Abortion rights, women of color, and LGBTQIA+ people are under attack. Pledge to join us in fighting for gender justice.
NWLC Meeting Highlights Opportunities and Challenges for Family, Friend and Neighbor Child Care Providers
Last month, the National Women’s Law Center was excited to bring together organizations from around the country that work to support family, friend and neighbor (FFN) child care providers to discuss the challenges experienced by these providers and strategies for addressing those challenges. FFN care providers—generally, home-based providers who are exempt from licensing and who care for children of relatives or friends—play a crucial role in helping families, but they are grappling with both long-standing and new burdens and barriers.
Many parents choose FFN care, and they choose it for a variety of reasons. Some parents feel most comfortable having their children cared for by a relative or a friend or neighbor they know and trust. Some live in rural area or urban neighborhoods that lack more formal child care options.
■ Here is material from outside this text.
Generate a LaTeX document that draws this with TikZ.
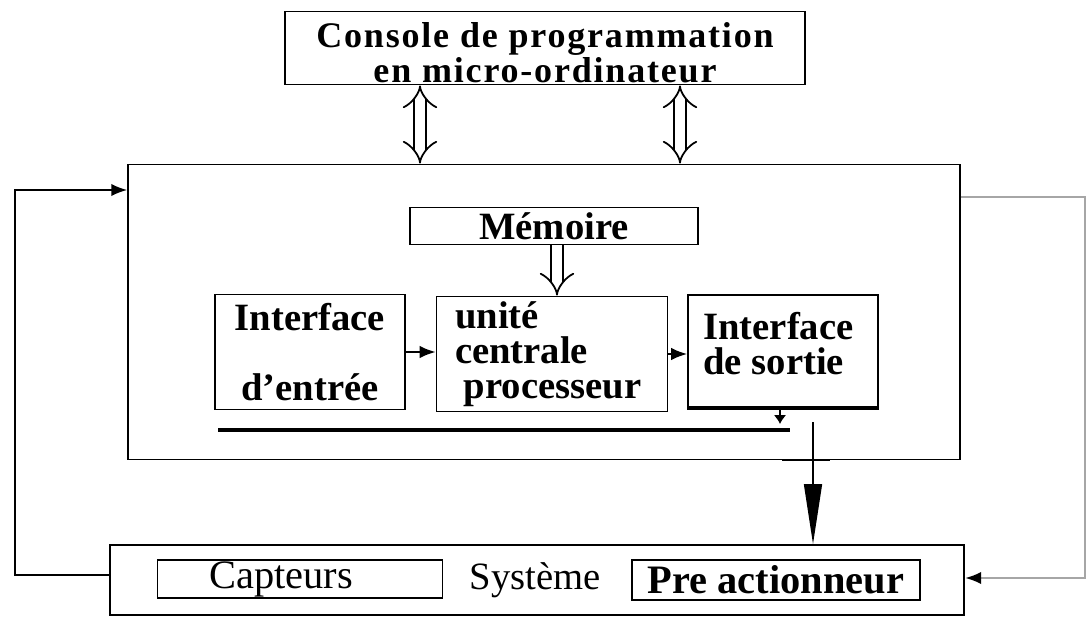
\documentclass[tikz,border=0pt]{standalone}
\usepackage{fontspec}
\setmainfont{Liberation Serif}
\newfontfamily\espace[LetterSpace=5]{Liberation Serif}
\usetikzlibrary{arrows.meta}

\tikzset{
  bloc/.style={draw, line width=1.1pt, inner sep=0pt, font=\bfseries\fontsize{22}{20}\selectfont},
  bus/.style={double, double distance=6pt, line width=1pt, {Implies}-{Implies}},
  busbas/.style={double, double distance=6pt, line width=1pt, -{Implies}},
  fleche/.style={line width=0.9pt, -{Latex[length=9pt,width=7pt,color=black]}},
}

\begin{document}
\begin{tikzpicture}[x=0.02cm, y=-0.02cm]
\useasboundingbox (0,0) rectangle (1089,625);

% console
\node[bloc, minimum width=10.4cm, minimum height=1.46cm] (console) at (545,48) {};
\node[font=\espace\bfseries\fontsize{20.5}{18.7}\selectfont, align=center, inner sep=0pt] (consoletxt) at (545,53) {Console de programmation\\en micro-ordinateur};

% automate
\node[bloc, minimum width=16.64cm, minimum height=5.9cm] (api) at (544,312) {};
\node[bloc, minimum width=5.76cm, minimum height=0.74cm] (memoire) at (554,226) {Mémoire};
\node[bloc, minimum width=3.8cm, minimum height=2.3cm, align=center] (entree) at (310,352) {Interface\\[20pt]d’entrée};
\node[bloc, minimum width=4.62cm, minimum height=2.3cm, text width=3.88cm, align=left] (ucp) at (552,354) {unité\\centrale\\\hspace*{5pt}processeur};
\node[bloc, minimum width=3.8cm, minimum height=2.24cm] (sortie) at (783,351) {};
\node[font=\bfseries\fontsize{22}{20}\selectfont, anchor=north west, align=left, inner sep=0pt] (sortietxt) at (703,312) {Interface\\de sortie};
\draw[line width=2.5pt] (sortie.south west) -- (sortie.south east);

% systeme
\node[bloc, minimum width=17.1cm, minimum height=1.4cm] (systeme) at (537,580) {};
\node[bloc, font=\fontsize{23}{23}\selectfont, minimum width=5.7cm, minimum height=0.76cm] (capteurs) at (300,579) {Capteurs\hspace*{0.76cm}};
\node[font=\fontsize{22}{22}\selectfont] (systemetxt) at (535,580) {Système};
\node[bloc, font=\bfseries\fontsize{23}{23}\selectfont, minimum width=5.76cm, minimum height=0.8cm] (preact) at (776,580) {Pre actionneur};

% bus
\coordinate (b1) at (420,0);
\coordinate (b2) at (680,0);
\coordinate (b3) at (557,0);
\draw[bus] (console.south -| b1) -- (api.north -| b1);
\draw[bus] (console.south -| b2) -- (api.north -| b2);
\draw[busbas] (memoire.south -| b3) -- (ucp.north -| b3);

% liaisons internes
\draw[fleche] (entree.east) -- (entree.east -| ucp.west);
\draw[fleche] (ucp.east) -- (ucp.east -| sortie.west);
\coordinate (t1) at (780,424);
\draw[line width=0.9pt, -{Latex[length=5pt,width=7pt]}] (sortie.south -| t1) -- (t1);
\coordinate (bl) at (218,430);
\coordinate (br) at (790,430);
\draw[line width=2.5pt] (bl) -- (br);

% commande vers le systeme
\coordinate (s1) at (813,422);
\draw[line width=0.9pt, -{Triangle[length=1.2cm,width=0.36cm]}] (s1) -- (systeme.north -| s1);
\coordinate (c1) at (782,460);
\coordinate (c2) at (830,460);
\draw[line width=1.2pt] (c1) -- (c2);

% retours
\coordinate (g1) at (15,575);
\coordinate (g2) at (15,190);
\draw[fleche] (systeme.west |- g1) -- (g1) -- (g2) -- (api.west |- g2);
\coordinate (d1) at (1085,197);
\coordinate (d2) at (1085,578);
\draw[fleche, gray!70] (api.east |- d1) -- (d1) -- (d2) -- (systeme.east |- d2);

\end{tikzpicture}
\end{document}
In some cases, particularly for low-income families, FFN care is the most affordable choice. Parents working in low-wage jobs frequently rely on FFN care because it is the only option flexible enough to accommodate the parents’ often non-standard or variable work hours. About half of low-workers report having limited control of their work schedules, and 41 percent of hourly workers early in their careers report knowing their work schedules only one week or less in advance. With so many families counting on them, FFN providers are essential—and so are they organizations working to support them.
These organizations offer training, mentoring, resources, and other supports to FFN providers and employ a range of strategies. Some organizations are working to reach providers by sending them regular texts that offer information on topics such as child health and safety and promoting children’s literacy skills and social-emotional development, and that suggest activities to do with children. Other organizations offer multi-week training courses that providers attend in person. While these organizations differ in many ways—for example, some work at the county level, some statewide, some serve providers that receive child care subsidies while others do not—they share a commitment to strengthening providers’ ability to foster children healthy development and support families.
At NWLC’s recent meeting, the organizations not only highlighted their rich and varied work, but also shared their concerns about the impact of federal cutbacks in key programs supporting parents, children, and FFN caregivers. In addition, they discussed how increased immigration enforcement actions are affecting these caregivers, many of whom serve immigrant families. Finally, they addressed challenges stemming from implementation of the Child Care and Development Block Grant Act of 2014, with reauthorized the major federal child care program. While the law includes important new provisions aimed at improving the health and safety of children in child care, it also creates new demands on FFN providers serving families receiving child care assistance, requiring these providers (unless they are related to the children in care) to comply with new requirements for background checks, health and safety training, and annual inspections. FFN providers need resources and support to meet these requirements, and states need additional resources to ensure that they do not overlook these essential providers.
FFN providers help enable parents to work and support their children. The creative organizations that work with them and the providers themselves should be supported as an integral part of our early childhood system.